--- Dataset section ---

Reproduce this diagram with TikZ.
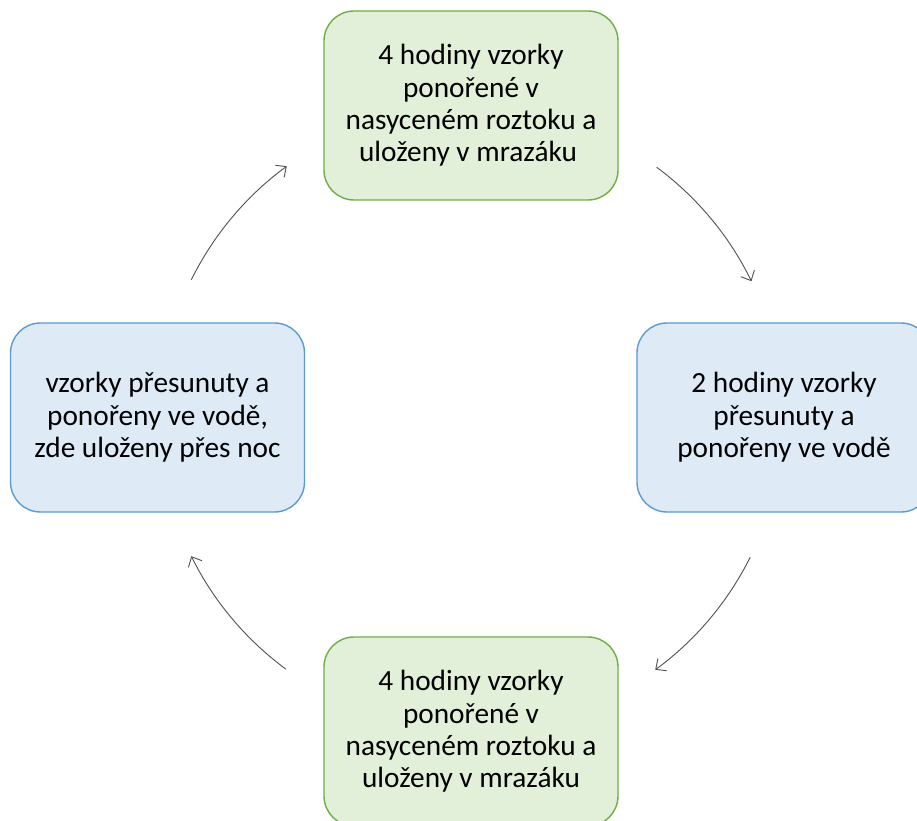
\documentclass[tikz,border=0pt]{standalone}
\usepackage{fontspec}
\setmainfont{Carlito}
\usetikzlibrary{arrows.meta,calc}
\definecolor{gfill}{HTML}{E2EFD9}
\definecolor{gline}{HTML}{70AD47}
\definecolor{bfill}{HTML}{DEEBF7}
\definecolor{bline}{HTML}{5B9BD5}
\definecolor{arr}{HTML}{505050}
\tikzset{
  stepbox/.style={rectangle, rounded corners=30pt, minimum width=294pt, minimum height=189pt,
    line width=1.4pt, align=center, inner sep=0pt,
    font=\fontsize{29.3}{32.4}\selectfont},
  greenbox/.style={stepbox, draw=gline, fill=gfill},
  bluebox/.style={stepbox, draw=bline, fill=bfill},
  cyc/.style={draw=arr, line width=0.9pt, -{Straight Barb[length=8pt,width=15pt,line width=0.9pt]}}
}
\begin{document}
\begin{tikzpicture}[x=1pt,y=1pt]
\useasboundingbox (0,0) rectangle (917,820);
\clip (0,0) rectangle (917,820);
\fill[white] (0,0) rectangle (917,820);
\node[greenbox] (top) at (471,714.5) {4 hodiny vzorky\\ponořené v\\nasyceném roztoku a\\uloženy v mrazáku\hspace*{6pt}};
\node[bluebox] (right) at (784,402.5) {2 hodiny vzorky\\přesunuty a\\ponořeny ve vodě};
\node[greenbox] (bottom) at (471,88.5) {4 hodiny vzorky\\ponořené v\\nasyceném roztoku a\\uloženy v mrazáku};
\node[bluebox] (left) at (157.5,402.5) {vzorky přesunuty a\\ponořeny ve vodě,\\zde uloženy přes noc};
\coordinate (c) at (471,402);
\coordinate (a1) at ($(c)+(53.5:312)$);
\coordinate (a2) at ($(c)+(-26.5:312)$);
\coordinate (a3) at ($(c)+(-126.4:312)$);
\coordinate (a4) at ($(c)+(153.7:312)$);
\draw[cyc] (a1) arc[start angle=53.5, end angle=26, radius=312];
\draw[cyc] (a2) arc[start angle=-26.5, end angle=-53.8, radius=312];
\draw[cyc] (a3) arc[start angle=-126.4, end angle=-153.7, radius=312];
\draw[cyc] (a4) arc[start angle=153.7, end angle=126.2, radius=312];
\end{tikzpicture}
\end{document}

---

- _What you need to do_: Output the material word for word, omitting its pictures.

- _Solution below_:
Reproduce this diagram with TikZ.
\documentclass[tikz,border=0pt]{standalone}
\usepackage{fontspec}
\setmainfont{Carlito}
\usetikzlibrary{arrows.meta,calc}
\definecolor{gfill}{HTML}{E2EFD9}
\definecolor{gline}{HTML}{70AD47}
\definecolor{bfill}{HTML}{DEEBF7}
\definecolor{bline}{HTML}{5B9BD5}
\definecolor{arr}{HTML}{505050}
\tikzset{
  stepbox/.style={rectangle, rounded corners=30pt, minimum width=294pt, minimum height=189pt,
    line width=1.4pt, align=center, inner sep=0pt,
    font=\fontsize{29.3}{32.4}\selectfont},
  greenbox/.style={stepbox, draw=gline, fill=gfill},
  bluebox/.style={stepbox, draw=bline, fill=bfill},
  cyc/.style={draw=arr, line width=0.9pt, -{Straight Barb[length=8pt,width=15pt,line width=0.9pt]}}
}
\begin{document}
\begin{tikzpicture}[x=1pt,y=1pt]
\useasboundingbox (0,0) rectangle (917,820);
\clip (0,0) rectangle (917,820);
\fill[white] (0,0) rectangle (917,820);
\node[greenbox] (top) at (471,714.5) {4 hodiny vzorky\\ponořené v\\nasyceném roztoku a\\uloženy v mrazáku\hspace*{6pt}};
\node[bluebox] (right) at (784,402.5) {2 hodiny vzorky\\přesunuty a\\ponořeny ve vodě};
\node[greenbox] (bottom) at (471,88.5) {4 hodiny vzorky\\ponořené v\\nasyceném roztoku a\\uloženy v mrazáku};
\node[bluebox] (left) at (157.5,402.5) {vzorky přesunuty a\\ponořeny ve vodě,\\zde uloženy přes noc};
\coordinate (c) at (471,402);
\coordinate (a1) at ($(c)+(53.5:312)$);
\coordinate (a2) at ($(c)+(-26.5:312)$);
\coordinate (a3) at ($(c)+(-126.4:312)$);
\coordinate (a4) at ($(c)+(153.7:312)$);
\draw[cyc] (a1) arc[start angle=53.5, end angle=26, radius=312];
\draw[cyc] (a2) arc[start angle=-26.5, end angle=-53.8, radius=312];
\draw[cyc] (a3) arc[start angle=-126.4, end angle=-153.7, radius=312];
\draw[cyc] (a4) arc[start angle=153.7, end angle=126.2, radius=312];
\end{tikzpicture}
\end{document}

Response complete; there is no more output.